Annie Jump Cannon
Occupation: Astronomer and Curator
Year born: 1863
Research Areas: Stars, Stellar Classification, Spectroscopy
"In our troubled days it is good to have something outside our planet, something fine and distant for comfort"
Annie was born on 11 December 1863, in Dover, Delaware, USA. From a young age, she had a love for the night sky. She used to climb through a trapdoor in the roof to watch the stars. Her mum encouraged her interest and taught her the names of the constellations.
As she got older, Annie's passion remained. She studied physics and astronomy at Wellesley College, USA. A few years after college, she visited Europe to take photos of a solar eclipse. However, soon after Annie arrived, her mother sadly died. Annie had to go back to the USA to find a job.
At this point in history, there were very few jobs for women in science. Annie found work in a junior school as a physics teacher. When she wasn't teaching, she spent her time taking extra lessons in astronomy. She was very interested in the science of light and what it could be used for.

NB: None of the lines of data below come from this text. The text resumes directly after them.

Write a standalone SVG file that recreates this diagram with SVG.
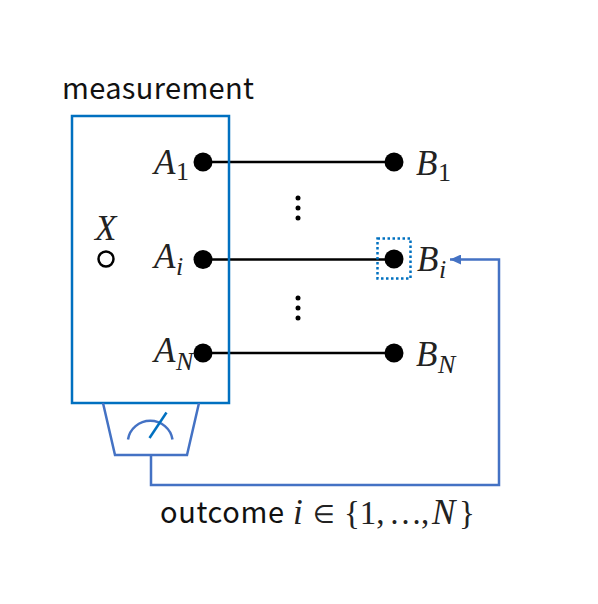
<svg xmlns="http://www.w3.org/2000/svg" width="598" height="604" viewBox="0 0 598 604">
<style>
.sans{font-family:"Noto Sans CJK JP","Noto Sans",sans-serif;font-size:29px;fill:#111}
.m{font-family:"Liberation Serif",serif;font-style:italic;font-size:35px;fill:#222}
.sub{font-family:"Liberation Serif",serif;font-size:26px;fill:#222}
.subi{font-family:"Liberation Serif",serif;font-style:italic;font-size:26px;fill:#222}
.r{font-family:"Liberation Serif",serif;font-size:33px;fill:#222}
.el{font-family:"DejaVu Sans",sans-serif;font-size:25px;fill:#222}
.wire{stroke:#000;stroke-width:2.5;fill:none}
.dot{fill:#000}
.blue{stroke:#4472c4;stroke-width:2.5;fill:none}
.dblue{stroke:#0070c0;stroke-width:2.5;fill:none}
</style>
<defs>
<marker id="arr" markerUnits="userSpaceOnUse" markerWidth="12" markerHeight="10" refX="11" refY="5" orient="auto"><path d="M0 0L11 5L0 10Z" fill="#4472c4"/></marker>
</defs>
<g id="connectors">
<path class="wire" d="M203 162H394"/>
<path class="wire" d="M203 259.500H394"/>
<path class="wire" d="M203 353H394"/>
<path class="blue" d="M151 455V485H499V259.500H450" marker-end="url(#arr)"/>
</g>
<g id="measurement">
<text class="sans" x="62" y="99" textLength="192">measurement</text>
<rect class="dblue" x="72" y="116" width="157" height="287"/>
</g>
<g id="X"><text class="m" x="95" y="240">X</text><circle cx="106" cy="259" r="7.500" fill="#fff" stroke="#000" stroke-width="2.500"/></g>
<g id="A1"><circle class="dot" cx="203" cy="162" r="9.500"/><text class="m" x="154" y="174">A</text><text class="sub" x="176" y="180">1</text></g>
<g id="Ai"><circle class="dot" cx="203" cy="259.500" r="9.500"/><text class="m" x="154" y="268">A</text><text class="subi" x="176" y="275">i</text></g>
<g id="AN"><circle class="dot" cx="203" cy="353" r="9.500"/><text class="m" x="154" y="362">A</text><text class="subi" x="176" y="370">N</text></g>
<g id="B1"><circle class="dot" cx="394" cy="162" r="9.500"/><text class="m" x="416" y="175">B</text><text class="sub" x="438" y="181">1</text></g>
<g id="Bi"><rect x="377.500" y="238.500" width="33" height="40" fill="none" stroke="#0070c0" stroke-width="2.500" stroke-dasharray="2.500 2.500"/><circle class="dot" cx="394" cy="259" r="9.500"/><text class="m" x="417" y="271">B</text><text class="subi" x="439" y="278">i</text></g>
<g id="BN"><circle class="dot" cx="394" cy="353" r="9.500"/><text class="m" x="416" y="366">B</text><text class="subi" x="438" y="373">N</text></g>
<g id="vdots1" class="dot"><circle cx="298" cy="198" r="2.500"/><circle cx="298" cy="208" r="2.500"/><circle cx="298" cy="218" r="2.500"/></g>
<g id="vdots2" class="dot"><circle cx="298" cy="298" r="2.500"/><circle cx="298" cy="308" r="2.500"/><circle cx="298" cy="318" r="2.500"/></g>
<g id="meter">
<path class="blue" d="M103 403L115 455H187L199 403"/>
<path class="blue" d="M128 439.500A22.500 22 0 0 1 172.500 439.500"/>
<path class="dblue" d="M149.500 438L166.500 412.500"/>
</g>
<text class="sans" x="160" y="523" textLength="124">outcome</text>
<text class="m" x="293" y="524">i</text>
<text class="el" x="313" y="523">∈</text>
<text class="r" x="344" y="524">{1,</text>
<text class="r" x="389" y="524" font-size="28">…</text>
<text class="r" x="421" y="524">,</text>
<text class="m" x="432" y="524">N</text>
<text class="r" x="459" y="524">}</text>
</svg>
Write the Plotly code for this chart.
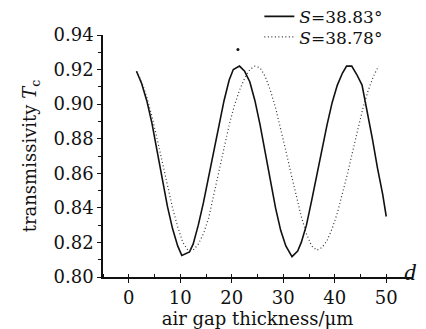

When she was 33, Annie got a job as a research assistant at the Harvard Observatory. Her job was to examine the data collected by the male astronomers. The team were creating a catalogue of the stars. This would include a map of the night sky as well as a way of classifying stars. Classifying means putting things into different groups based on their similarities.
Annie's work was fast and accurate. She could classify 3 stars a minute. During her career, she classified about 350,000 stars. No one else in the world was as fast as her.
While the catalogue was being put together, the team disagreed about the best way to classify stars. Annie put forward a new, simple idea. Her idea was to group stars by their surface temperatures. Her system is known as the OBAFGKM system and is still used today.
Annie was not paid well for her efforts. She earned a lot less than the secretaries at Harvard. In 1907, Annie finished her studies and got a Master’s degree. In 1911, Annie finally received a promotion for her hard work. She became the Curator of Astronomical Photographs at Harvard.
Annie was the first woman to get an honorary doctorate from Oxford University, UK. She became a curator at Harvard and won the Henry Draper Medal. In 1935 she created the Annie J Cannon Prize. The annual prize is still given out each year. It is for women who have done outstanding work in astronomy at the start of their careers.
Annie also worked to improve the rights of women. She fought for women’s suffrage and was a member of the National Women’s Party.